3D Object Detection via 2D Segmentation-Based Computational Integral Imaging Applied to a Real Video

Abstract

This study aims to achieve accurate three-dimensional (3D) localization of multiple objects in a complicated scene using passive imaging. It is challenging, as it requires accurate localization of the objects in all three dimensions given recorded 2D images. An integral imaging system captures the scene from multiple angles and is able to computationally produce blur-based depth information about the objects in the scene. We propose a method to detect and segment objects in a 3D space using integral-imaging data obtained by a video camera array. Using objects’ two-dimensional regions detected via deep learning, we employ local computational integral imaging in detected objects’ depth tubes to estimate the depth positions of the objects along the viewing axis. This method analyzes object-based blurring characteristics in the 3D environment efficiently.
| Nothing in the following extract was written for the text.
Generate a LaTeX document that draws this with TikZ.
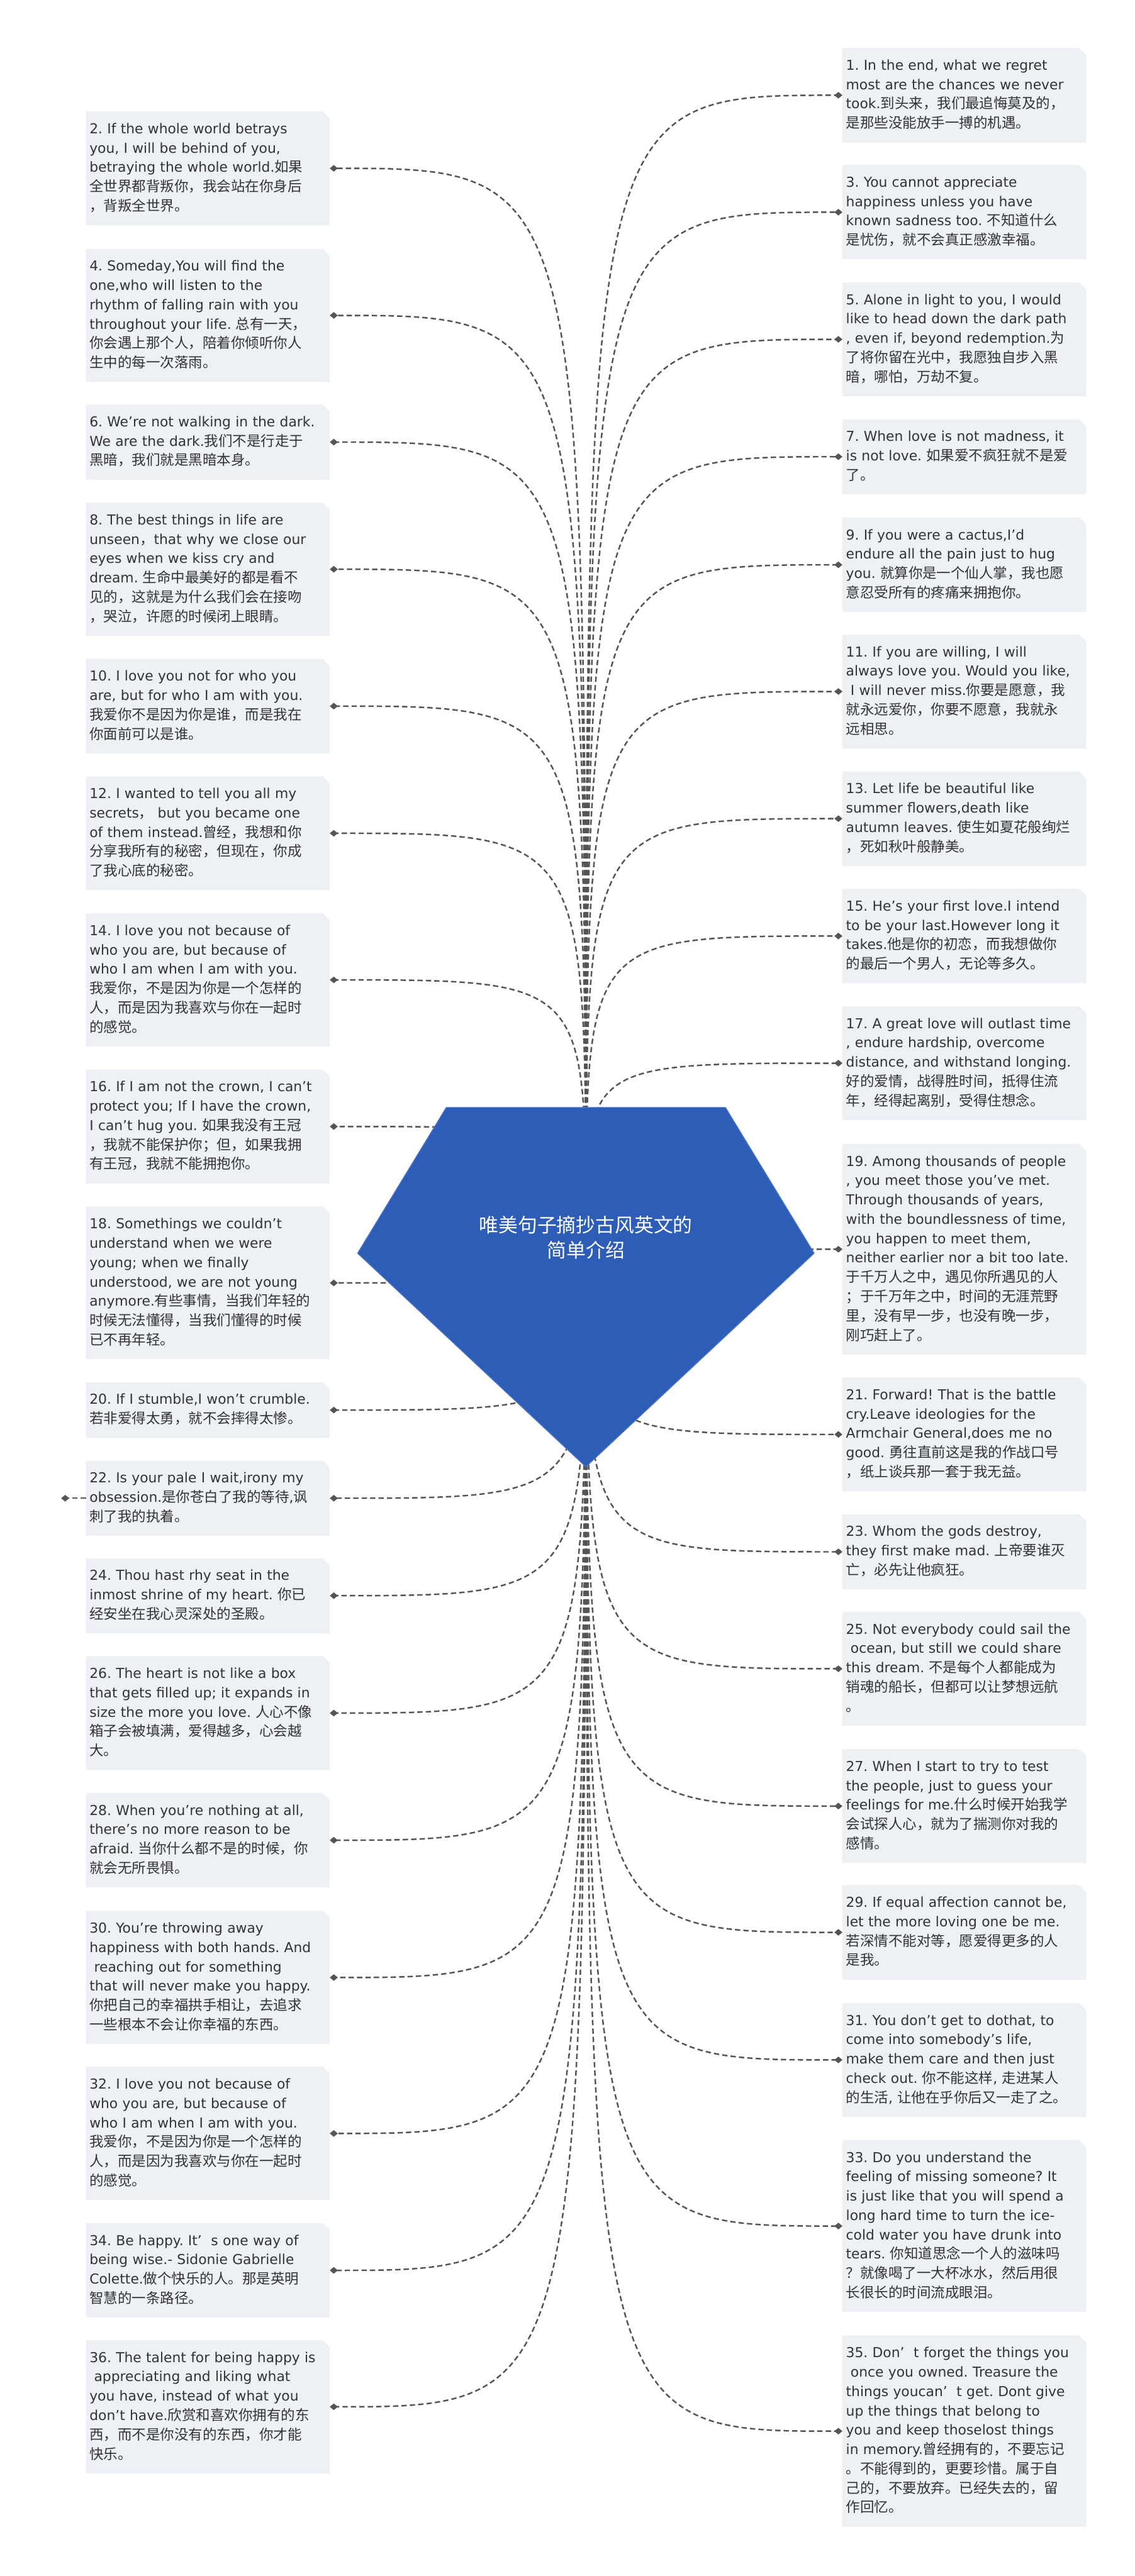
\documentclass[tikz,border=0pt]{standalone}
\usepackage{fontspec}
\setmainfont{DejaVu Sans}
\newfontfamily\zh{Noto Sans CJK SC}[Scale=1.03]
\usetikzlibrary{arrows.meta, backgrounds}
\definecolor{rootc}{RGB}{45,93,183}
\definecolor{boxc}{RGB}{237,240,244}
\definecolor{linkc}{RGB}{85,85,85}
\definecolor{textc}{RGB}{51,51,51}
\frenchspacing
% runs of Chinese characters are set in the CJK face
\XeTeXinterchartokenstate=1
\newXeTeXintercharclass\zhcls
\newcount\zhcnt
\newcommand\zhrange[2]{%
  \zhcnt=#1\relax
  \loop
    \XeTeXcharclass\zhcnt=\zhcls
    \ifnum\zhcnt<#2\relax
    \advance\zhcnt by 1
  \repeat}
\zhrange{"3000}{"303F}
\zhrange{"4E00}{"9FFF}
\zhrange{"FF00}{"FFEF}
\XeTeXinterchartoks 0 \zhcls = {\zh}
\XeTeXinterchartoks 4095 \zhcls = {\zh}
\XeTeXinterchartoks \zhcls 0 = {\rmfamily}
\XeTeXinterchartoks \zhcls 4095 = {\rmfamily}
\XeTeXinterchartoks 4095 0 = {\rmfamily}
\newcommand{\quotebg}[1]{%
  \fill[boxc] (#1.south west) -- (#1.north west) -- ([xshift=-16pt]#1.north east)
    -- ([yshift=-16pt]#1.north east) -- (#1.south east) -- cycle;}

\begin{document}
\begin{tikzpicture}[x=1pt, y=-1pt,
  qbox/.style={text=textc, text width=534pt, inner xsep=8pt, inner ysep=19pt,
    align=left, font=\fontsize{31}{43.7}\selectfont,
    execute at begin node=\strut, execute at end node=\strut},
  rootlabel/.style={text=white, align=center, font=\fontsize{42.5}{57}\selectfont},
  conn/.style={draw=linkc, line width=3.5pt, dash pattern=on 12pt off 7pt,
    -{Diamond[length=18pt, width=15pt]}}]
  \useasboundingbox (0,0) rectangle (2560,5815);

  % left column
  \node[qbox] (q2) at (469,380) {2. If the whole world betrays\\you, I will be behind of you,\\betraying the whole world.如果\\全世界都背叛你，我会站在你身后\\，背叛全世界。};
  \node[qbox] (q4) at (469,712) {4. Someday,You will find the\\one,who will listen to the\\rhythm of falling rain with you\\throughout your life. 总有一天，\\你会遇上那个人，陪着你倾听你人\\生中的每一次落雨。};
  \node[qbox] (q6) at (469,998) {6. We're not walking in the dark.\\We are the dark.我们不是行走于\\黑暗，我们就是黑暗本身。};
  \node[qbox] (q8) at (469,1285) {8. The best things in life are\\unseen，that why we close our\\eyes when we kiss cry and\\dream. 生命中最美好的都是看不\\见的，这就是为什么我们会在接吻\\，哭泣，许愿的时候闭上眼睛。};
  \node[qbox] (q10) at (469,1594) {10. I love you not for who you\\are, but for who I am with you.\\我爱你不是因为你是谁，而是我在\\你面前可以是谁。};
  \node[qbox] (q12) at (469,1881) {12. I wanted to tell you all my\\secrets，\ but you became one\\of them instead.曾经，我想和你\\分享我所有的秘密，但现在，你成\\了我心底的秘密。};
  \node[qbox] (q14) at (469,2212) {14. I love you not because of\\who you are, but because of\\who I am when I am with you.\\我爱你，不是因为你是一个怎样的\\人，而是因为我喜欢与你在一起时\\的感觉。};
  \node[qbox] (q16) at (469,2543) {16. If I am not the crown, I can't\\protect you; If I have the crown,\\I can't hug you. 如果我没有王冠\\，我就不能保护你；但，如果我拥\\有王冠，我就不能拥抱你。};
  \node[qbox] (q18) at (469,2896) {18. Somethings we couldn't\\understand when we were\\young; when we finally\\understood, we are not young\\anymore.有些事情，当我们年轻的\\时候无法懂得，当我们懂得的时候\\已不再年轻。};
  \node[qbox] (q20) at (469,3183) {20. If I stumble,I won't crumble.\\若非爱得太勇，就不会摔得太惨。};
  \node[qbox] (q22) at (469,3382) {22. Is your pale I wait,irony my\\obsession.是你苍白了我的等待,讽\\刺了我的执着。};
  \node[qbox] (q24) at (469,3602) {24. Thou hast rhy seat in the\\inmost shrine of my heart. 你已\\经安坐在我心灵深处的圣殿。};
  \node[qbox] (q26) at (469,3867) {26. The heart is not like a box\\that gets filled up; it expands in\\size the more you love. 人心不像\\箱子会被填满，爱得越多，心会越\\大。};
  \node[qbox] (q28) at (469,4154) {28. When you're nothing at all,\\there's no more reason to be\\afraid. 当你什么都不是的时候，你\\就会无所畏惧。};
  \node[qbox] (q30) at (469,4464) {30. You're throwing away\\happiness with both hands. And\\\ reaching out for something\\that will never make you happy.\\你把自己的幸福拱手相让，去追求\\一些根本不会让你幸福的东西。};
  \node[qbox] (q32) at (469,4816) {32. I love you not because of\\who you are, but because of\\who I am when I am with you.\\我爱你，不是因为你是一个怎样的\\人，而是因为我喜欢与你在一起时\\的感觉。};
  \node[qbox] (q34) at (469,5125) {34. Be happy. It’\ \ s one way of\\being wise.- Sidonie Gabrielle\\Colette.做个快乐的人。那是英明\\智慧的一条路径。};
  \node[qbox] (q36) at (469,5433) {36. The talent for being happy is\\\ appreciating and liking what\\you have, instead of what you\\don't have.欣赏和喜欢你拥有的东\\西，而不是你没有的东西，你才能\\快乐。};
  \coordinate (tail22) at (138,3382);

  % right column
  \node[qbox] (q1) at (2176,215) {1. In the end, what we regret\\most are the chances we never\\took.到头来，我们最追悔莫及的，\\是那些没能放手一搏的机遇。};
  \node[qbox] (q3) at (2176,479) {3. You cannot appreciate\\happiness unless you have\\known sadness too. 不知道什么\\是忧伤，就不会真正感激幸福。};
  \node[qbox] (q5) at (2176,766) {5. Alone in light to you, I would\\like to head down the dark path\\, even if, beyond redemption.为\\了将你留在光中，我愿独自步入黑\\暗，哪怕，万劫不复。};
  \node[qbox] (q7) at (2176,1031) {7. When love is not madness, it\\is not love. 如果爱不疯狂就不是爱\\了。};
  \node[qbox] (q9) at (2176,1275) {9. If you were a cactus,I'd\\endure all the pain just to hug\\you. 就算你是一个仙人掌，我也愿\\意忍受所有的疼痛来拥抱你。};
  \node[qbox] (q11) at (2176,1561) {11. If you are willing, I will\\always love you. Would you like,\\\ I will never miss.你要是愿意，我\\就永远爱你，你要不愿意，我就永\\远相思。};
  \node[qbox] (q13) at (2176,1848) {13. Let life be beautiful like\\summer flowers,death like\\autumn leaves. 使生如夏花般绚烂\\，死如秋叶般静美。};
  \node[qbox] (q15) at (2176,2113) {15. He's your first love.I intend\\to be your last.However long it\\takes.他是你的初恋，而我想做你\\的最后一个男人，无论等多久。};
  \node[qbox] (q17) at (2176,2400) {17. A great love will outlast time\\, endure hardship, overcome\\distance, and withstand longing.\\好的爱情，战得胜时间，抵得住流\\年，经得起离别，受得住想念。};
  \node[qbox] (q19) at (2176,2820) {19. Among thousands of people\\, you meet those you've met.\\Through thousands of years,\\with the boundlessness of time,\\you happen to meet them,\\neither earlier nor a bit too late.\\于千万人之中，遇见你所遇见的人\\；于千万年之中，时间的无涯荒野\\里，没有早一步，也没有晚一步，\\刚巧赶上了。};
  \node[qbox] (q21) at (2176,3238) {21. Forward! That is the battle\\cry.Leave ideologies for the\\Armchair General,does me no\\good. 勇往直前这是我的作战口号\\，纸上谈兵那一套于我无益。};
  \node[qbox] (q23) at (2176,3503) {23. Whom the gods destroy,\\they first make mad. 上帝要谁灭\\亡，必先让他疯狂。};
  \node[qbox] (q25) at (2176,3767) {25. Not everybody could sail the\\\ ocean, but still we could share\\this dream. 不是每个人都能成为\\销魂的船长，但都可以让梦想远航\\。};
  \node[qbox] (q27) at (2176,4077) {27. When I start to try to test\\the people, just to guess your\\feelings for me.什么时候开始我学\\会试探人心，就为了揣测你对我的\\感情。};
  \node[qbox] (q29) at (2176,4362) {29. If equal affection cannot be,\\let the more loving one be me.\\若深情不能对等，愿爱得更多的人\\是我。};
  \node[qbox] (q31) at (2176,4650) {31. You don't get to dothat, to\\come into somebody's life,\\make them care and then just\\check out. 你不能这样, 走进某人\\的生活, 让他在乎你后又一走了之。};
  \node[qbox] (q33) at (2176,5025) {33. Do you understand the\\feeling of missing someone? It\\is just like that you will spend a\\long hard time to turn the ice-\\cold water you have drunk into\\tears. 你知道思念一个人的滋味吗\\？就像喝了一大杯冰水，然后用很\\长很长的时间流成眼泪。};
  \node[qbox] (q35) at (2176,5488) {35. Don’\ \ t forget the things you\\\ once you owned. Treasure the\\things youcan’\ \ t get. Dont give\\up the things that belong to\\you and keep thoselost things\\in memory.曾经拥有的，不要忘记\\。不能得到的，更要珍惜。属于自\\己的，不要放弃。已经失去的，留\\作回忆。};

  \node[rootlabel] (root) at (1322,2793) {唯美句子摘抄古风英文的\\简单介绍};

  \begin{scope}[on background layer]
    \fill[white] (0,0) rectangle (2560,5815);
    \foreach \i in {1,...,36} {\quotebg{q\i}}
    \foreach \i in {2,4,...,36}
      \draw[conn] (root.center) .. controls (root.center |- q\i.east) and (root.center |- q\i.east) .. (q\i.east);
    \foreach \i in {1,3,...,35}
      \draw[conn] (root.center) .. controls (root.center |- q\i.west) and (root.center |- q\i.west) .. (q\i.west);
    \draw[conn] (q22.west) -- (tail22);
    \fill[rootc, draw=rootc!85!white, line width=2pt] (1007,2500) -- (1637,2500) -- (1837,2829) -- (1322,3311) -- (807,2829) -- cycle;
  \end{scope}
\end{tikzpicture}
\end{document}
Our camera array produces an array of multiple-view videos of the scene, called elemental videos. Thus, the proposed 3D object detection applied to the video frames allows for 3D tracking of the objects with knowledge of their depth positions along the video. Results show successful 3D object detection with depth localization in a real-life scene based on passive integral imaging. Such outcomes have not been obtained in previous studies using integral imaging; mainly, the proposed method outperforms them in its ability to detect the depth locations of objects that are in close proximity to each other, regardless of the object size. This study may contribute when robust 3D object localization is desired with passive imaging, but it requires a camera or lens array imaging apparatus.